No clue what's available, etc., just recommend at least 600 W with a proven 'soft clipping' protection system even if never planning to turn it up and true to my avatar 😉, recommend using a modern crown or similar prosound amp with up to 1200 W to ensure sufficient dynamic headroom, very low normal operating temperature.
GM
GM
I avoid plate amps like the plague. I much prefer just going with a separate subwoofer amp if needed.
What do you suggest for an amp? I’m thinking of a plate amp from PE or Apex Jr. it would have to be out-board or mounted in a rear extension of the box.

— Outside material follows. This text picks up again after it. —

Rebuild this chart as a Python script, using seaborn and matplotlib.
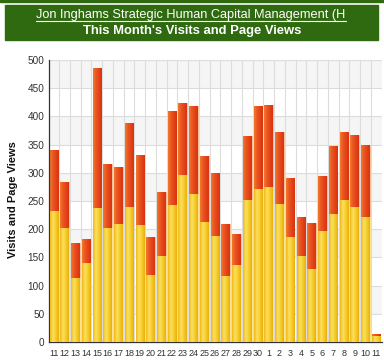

I have used this amp, active crossover built in, it sounds great, i like lm1875 better than any other chips. All you need is trafo and heatsink. People complain the output for sub is too loud. Those do not realize in bridged mode, you need twice the resistance woofer. This amp is so cheap, you would not be able to put it together if you buy separate parts. I use it at work, with small bookshelfs and sub hidden under the desk. Way better then computer speakers.
Yuan-Jing LM1875 2.1 Channel Amplifier Board 2 x 25W + 1 x 50W
...a small apartment with my family next year. I’ll be restricted to what I can get away with on the veranda...
I’ve seen some impressive mini-woodshop setups that fit into a storage closet on the veranda. Small shop-vac, small router table, table saw, jig saw, etc.